* _Exercise_: Repeat the material verbatim and drop the pictures.

## START Data excerpt

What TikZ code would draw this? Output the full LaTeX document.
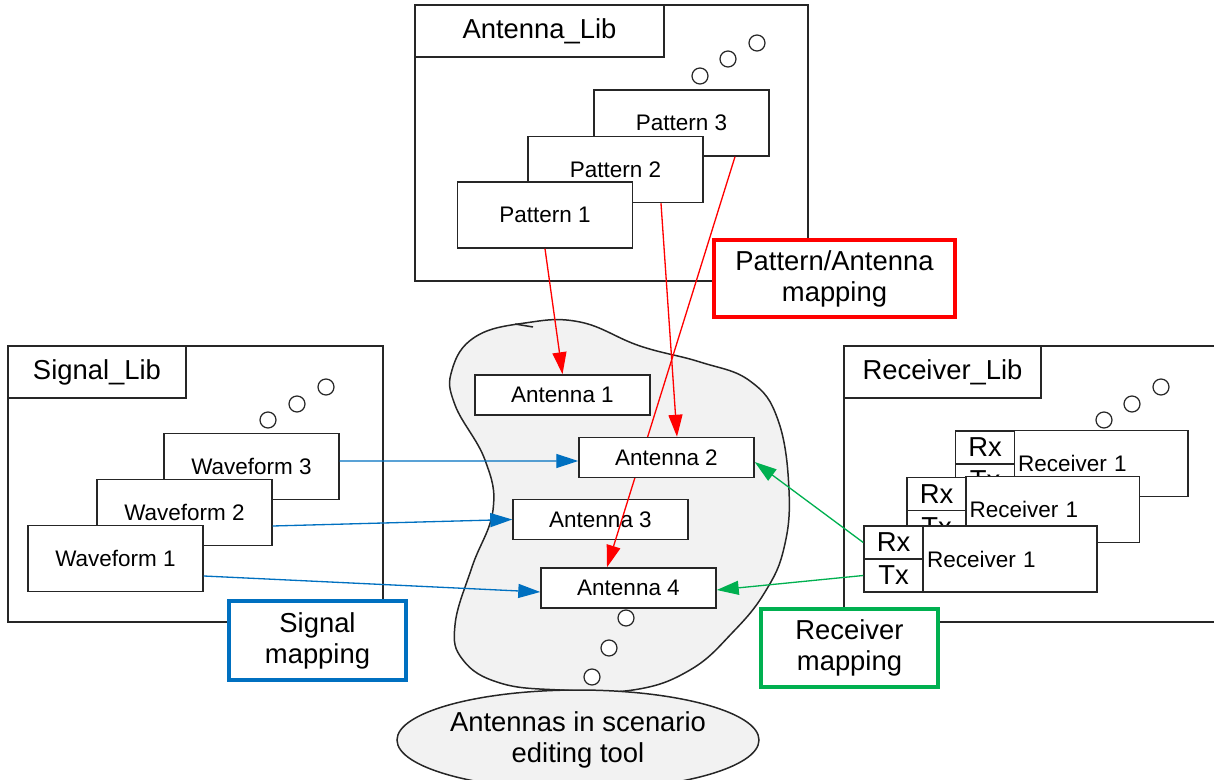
\documentclass[tikz,border=0pt]{standalone}
\usepackage{fontspec}
\setmainfont{Liberation Sans}
\usetikzlibrary{arrows.meta,shapes.geometric}
\pgfdeclarelayer{front}
\pgfsetlayers{main,front}
\definecolor{mapred}{HTML}{FF0000}
\definecolor{mapblue}{HTML}{0070C0}
\definecolor{mapgreen}{HTML}{00B050}
\definecolor{blobgrey}{HTML}{F2F2F2}
\newcommand{\lblfont}{\fontsize{15.6}{17.6}\selectfont}
\newcommand{\smlfont}{\fontsize{12.8}{15}\selectfont}
\tikzset{
	libframe/.style={draw=black!85, line width=0.85pt},
	libtitle/.style={draw=black!85, line width=0.85pt, fill=white, font=\lblfont, inner sep=0pt, minimum height=1.04cm},
	itembox/.style={draw=black!85, line width=0.85pt, fill=white, font=\smlfont, inner sep=0pt, minimum width=3.5cm, minimum height=1.32cm},
	rcvbox/.style={itembox, text width=3.32cm, align=left, inner xsep=0.08cm},
	cellbox/.style={draw=black!85, line width=0.85pt, fill=white, font=\lblfont, inner sep=0pt, minimum width=1.18cm, minimum height=0.66cm},
	antbox/.style={draw=black!85, line width=0.85pt, fill=white, font=\smlfont, inner sep=0pt, minimum width=3.5cm, minimum height=0.8cm},
	mapbox/.style={draw, fill=white, line width=2.3pt, font=\lblfont, align=center, inner sep=0pt},
	dotcircle/.style={draw=black!85, line width=0.7pt, fill=white},
	maparrow/.style={line width=0.75pt, -{Triangle[length=0.44cm, width=0.28cm]}}
}
\begin{document}
\begin{tikzpicture}[x=0.02cm, y=-0.02cm]
		\useasboundingbox (0,0) rectangle (1214,780);
		\clip (0,0) rectangle (1214,780);
		% Antenna_Lib
		\draw[libframe] (415,5) rectangle (808,281);
		\node[libtitle, minimum width=4.98cm] (antlib) at (539.5,31) {Antenna\_Lib};
		\foreach \cx/\cy in {700/76, 728/59, 757/43}
			\draw[dotcircle] (\cx,\cy) circle[radius=0.16cm];
		\node[itembox] (pat3) at (681.5,123) {Pattern 3};
		\node[itembox] (pat2) at (615.5,169.5) {Pattern 2};
		\node[itembox] (pat1) at (545,215) {Pattern 1};
		% Signal_Lib
		\draw[libframe] (8,346) rectangle (383,622);
		\node[libtitle, minimum width=3.56cm] (siglib) at (97,372) {Signal\_Lib};
		\foreach \cx/\cy in {268/420, 297/404, 326/387}
			\draw[dotcircle] (\cx,\cy) circle[radius=0.16cm];
		\node[itembox] (wave3) at (251.5,466.5) {Waveform 3};
		\node[itembox] (wave2) at (184.5,512.5) {Waveform 2};
		\node[itembox] (wave1) at (115.5,558.5) {Waveform 1};
		% Receiver_Lib
		\draw[libframe] (844,346) rectangle (1240,622);
		\node[libtitle, minimum width=3.94cm] (rcvlib) at (942.5,372) {Receiver\_Lib};
		\foreach \cx/\cy in {1104/420, 1132/404, 1161/387}
			\draw[dotcircle] (\cx,\cy) circle[radius=0.16cm];
		\node[rcvbox, minimum width=3.48cm] (rcv3) at (1101,463.5) {Receiver 1};
		\node[cellbox] (rx3) at (985,447.5) {Rx};
		\node[cellbox] (tx3) at (985,480.5) {Tx};
		\node[rcvbox, minimum width=3.48cm] (rcv2) at (1052.5,509.5) {Receiver 1};
		\node[cellbox] (rx2) at (936.5,494) {Rx};
		\node[cellbox] (tx2) at (936.5,527) {Tx};
		\node[rcvbox, minimum width=3.48cm] (rcv1) at (1010,559) {Receiver 1};
		\node[cellbox] (rx1) at (893.5,542.5) {Rx};
		\node[cellbox] (tx1) at (893.5,575.5) {Tx};
		% Scenario blob
		\draw[libframe, fill=blobgrey] plot[smooth cycle, tension=0.7] coordinates {
			(525,323) (580,322) (640,346) (700,362) (750,381) (778,420) (789,490)
			(784,548) (765,592) (733,632) (690,670) (633,690) (560,690) (500,683)
			(463,660) (455,625) (472,567) (493,510) (485,460) (455,405) (452,370) (475,337)};
		\draw[libframe] (515,324) -- (533,327);
		\foreach \cx/\cy in {626/618, 609/648, 592/677}
			\draw[dotcircle] (\cx,\cy) circle[radius=0.16cm];
		\node[ellipse, libframe, fill=blobgrey, minimum width=7.24cm, minimum height=2cm, inner sep=0pt, font=\lblfont, align=center] (scen) at (578,740) {Antennas in scenario\\editing tool};
		% Antennas
		\node[antbox] (ant1) at (562.5,395) {Antenna 1};
		\begin{pgfonlayer}{front}
			\node[antbox] (ant2) at (666.5,457.5) {Antenna 2};
		\end{pgfonlayer}
		\node[antbox] (ant3) at (600.5,519.5) {Antenna 3};
		\node[antbox] (ant4) at (628.5,588) {Antenna 4};
		% Pattern arrows
		\draw[maparrow, mapred] (pat1.south) -- (ant1.north);
		\draw[maparrow, mapred] ([xshift=0.91cm]pat2.south) -- ([xshift=0.21cm]ant2.north);
		\draw[maparrow, mapred] ([xshift=1.07cm]pat3.south) -- ([xshift=-0.43cm]ant4.north);
		% Signal arrows
		\draw[maparrow, mapblue] ([yshift=0.11cm]wave3.east) -- ([yshift=-0.07cm]ant2.west);
		\draw[maparrow, mapblue] ([yshift=-0.27cm]wave2.east) -- (ant3.west);
		\draw[maparrow, mapblue] ([yshift=-0.35cm]wave1.east) -- ([yshift=-0.08cm]ant4.west);
		% Receiver arrows
		\draw[maparrow, mapgreen] (rx1.west) -- ([yshift=-0.09cm]ant2.east);
		\draw[maparrow, mapgreen] (tx1.west) -- ([yshift=-0.04cm]ant4.east);
		% Mapping labels
		\node[mapbox, draw=mapred, minimum width=4.82cm, minimum height=1.54cm] (patmap) at (834.5,278.5) {Pattern/Antenna\\mapping};
		\node[mapbox, draw=mapblue, minimum width=3.54cm, minimum height=1.58cm] (sigmap) at (317.5,640.5) {Signal\\mapping};
		\node[mapbox, draw=mapgreen, minimum width=3.54cm, minimum height=1.56cm] (rcvmap) at (849.5,648) {Receiver\\mapping};
	\end{tikzpicture}
\end{document}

## END Data excerpt

* _Answer_:
What TikZ code would draw this? Output the full LaTeX document.
\documentclass[tikz,border=0pt]{standalone}
\usepackage{fontspec}
\setmainfont{Liberation Sans}
\usetikzlibrary{arrows.meta,shapes.geometric}
\pgfdeclarelayer{front}
\pgfsetlayers{main,front}
\definecolor{mapred}{HTML}{FF0000}
\definecolor{mapblue}{HTML}{0070C0}
\definecolor{mapgreen}{HTML}{00B050}
\definecolor{blobgrey}{HTML}{F2F2F2}
\newcommand{\lblfont}{\fontsize{15.6}{17.6}\selectfont}
\newcommand{\smlfont}{\fontsize{12.8}{15}\selectfont}
\tikzset{
	libframe/.style={draw=black!85, line width=0.85pt},
	libtitle/.style={draw=black!85, line width=0.85pt, fill=white, font=\lblfont, inner sep=0pt, minimum height=1.04cm},
	itembox/.style={draw=black!85, line width=0.85pt, fill=white, font=\smlfont, inner sep=0pt, minimum width=3.5cm, minimum height=1.32cm},
	rcvbox/.style={itembox, text width=3.32cm, align=left, inner xsep=0.08cm},
	cellbox/.style={draw=black!85, line width=0.85pt, fill=white, font=\lblfont, inner sep=0pt, minimum width=1.18cm, minimum height=0.66cm},
	antbox/.style={draw=black!85, line width=0.85pt, fill=white, font=\smlfont, inner sep=0pt, minimum width=3.5cm, minimum height=0.8cm},
	mapbox/.style={draw, fill=white, line width=2.3pt, font=\lblfont, align=center, inner sep=0pt},
	dotcircle/.style={draw=black!85, line width=0.7pt, fill=white},
	maparrow/.style={line width=0.75pt, -{Triangle[length=0.44cm, width=0.28cm]}}
}
\begin{document}
\begin{tikzpicture}[x=0.02cm, y=-0.02cm]
		\useasboundingbox (0,0) rectangle (1214,780);
		\clip (0,0) rectangle (1214,780);
		% Antenna_Lib
		\draw[libframe] (415,5) rectangle (808,281);
		\node[libtitle, minimum width=4.98cm] (antlib) at (539.5,31) {Antenna\_Lib};
		\foreach \cx/\cy in {700/76, 728/59, 757/43}
			\draw[dotcircle] (\cx,\cy) circle[radius=0.16cm];
		\node[itembox] (pat3) at (681.5,123) {Pattern 3};
		\node[itembox] (pat2) at (615.5,169.5) {Pattern 2};
		\node[itembox] (pat1) at (545,215) {Pattern 1};
		% Signal_Lib
		\draw[libframe] (8,346) rectangle (383,622);
		\node[libtitle, minimum width=3.56cm] (siglib) at (97,372) {Signal\_Lib};
		\foreach \cx/\cy in {268/420, 297/404, 326/387}
			\draw[dotcircle] (\cx,\cy) circle[radius=0.16cm];
		\node[itembox] (wave3) at (251.5,466.5) {Waveform 3};
		\node[itembox] (wave2) at (184.5,512.5) {Waveform 2};
		\node[itembox] (wave1) at (115.5,558.5) {Waveform 1};
		% Receiver_Lib
		\draw[libframe] (844,346) rectangle (1240,622);
		\node[libtitle, minimum width=3.94cm] (rcvlib) at (942.5,372) {Receiver\_Lib};
		\foreach \cx/\cy in {1104/420, 1132/404, 1161/387}
			\draw[dotcircle] (\cx,\cy) circle[radius=0.16cm];
		\node[rcvbox, minimum width=3.48cm] (rcv3) at (1101,463.5) {Receiver 1};
		\node[cellbox] (rx3) at (985,447.5) {Rx};
		\node[cellbox] (tx3) at (985,480.5) {Tx};
		\node[rcvbox, minimum width=3.48cm] (rcv2) at (1052.5,509.5) {Receiver 1};
		\node[cellbox] (rx2) at (936.5,494) {Rx};
		\node[cellbox] (tx2) at (936.5,527) {Tx};
		\node[rcvbox, minimum width=3.48cm] (rcv1) at (1010,559) {Receiver 1};
		\node[cellbox] (rx1) at (893.5,542.5) {Rx};
		\node[cellbox] (tx1) at (893.5,575.5) {Tx};
		% Scenario blob
		\draw[libframe, fill=blobgrey] plot[smooth cycle, tension=0.7] coordinates {
			(525,323) (580,322) (640,346) (700,362) (750,381) (778,420) (789,490)
			(784,548) (765,592) (733,632) (690,670) (633,690) (560,690) (500,683)
			(463,660) (455,625) (472,567) (493,510) (485,460) (455,405) (452,370) (475,337)};
		\draw[libframe] (515,324) -- (533,327);
		\foreach \cx/\cy in {626/618, 609/648, 592/677}
			\draw[dotcircle] (\cx,\cy) circle[radius=0.16cm];
		\node[ellipse, libframe, fill=blobgrey, minimum width=7.24cm, minimum height=2cm, inner sep=0pt, font=\lblfont, align=center] (scen) at (578,740) {Antennas in scenario\\editing tool};
		% Antennas
		\node[antbox] (ant1) at (562.5,395) {Antenna 1};
		\begin{pgfonlayer}{front}
			\node[antbox] (ant2) at (666.5,457.5) {Antenna 2};
		\end{pgfonlayer}
		\node[antbox] (ant3) at (600.5,519.5) {Antenna 3};
		\node[antbox] (ant4) at (628.5,588) {Antenna 4};
		% Pattern arrows
		\draw[maparrow, mapred] (pat1.south) -- (ant1.north);
		\draw[maparrow, mapred] ([xshift=0.91cm]pat2.south) -- ([xshift=0.21cm]ant2.north);
		\draw[maparrow, mapred] ([xshift=1.07cm]pat3.south) -- ([xshift=-0.43cm]ant4.north);
		% Signal arrows
		\draw[maparrow, mapblue] ([yshift=0.11cm]wave3.east) -- ([yshift=-0.07cm]ant2.west);
		\draw[maparrow, mapblue] ([yshift=-0.27cm]wave2.east) -- (ant3.west);
		\draw[maparrow, mapblue] ([yshift=-0.35cm]wave1.east) -- ([yshift=-0.08cm]ant4.west);
		% Receiver arrows
		\draw[maparrow, mapgreen] (rx1.west) -- ([yshift=-0.09cm]ant2.east);
		\draw[maparrow, mapgreen] (tx1.west) -- ([yshift=-0.04cm]ant4.east);
		% Mapping labels
		\node[mapbox, draw=mapred, minimum width=4.82cm, minimum height=1.54cm] (patmap) at (834.5,278.5) {Pattern/Antenna\\mapping};
		\node[mapbox, draw=mapblue, minimum width=3.54cm, minimum height=1.58cm] (sigmap) at (317.5,640.5) {Signal\\mapping};
		\node[mapbox, draw=mapgreen, minimum width=3.54cm, minimum height=1.56cm] (rcvmap) at (849.5,648) {Receiver\\mapping};
	\end{tikzpicture}
\end{document}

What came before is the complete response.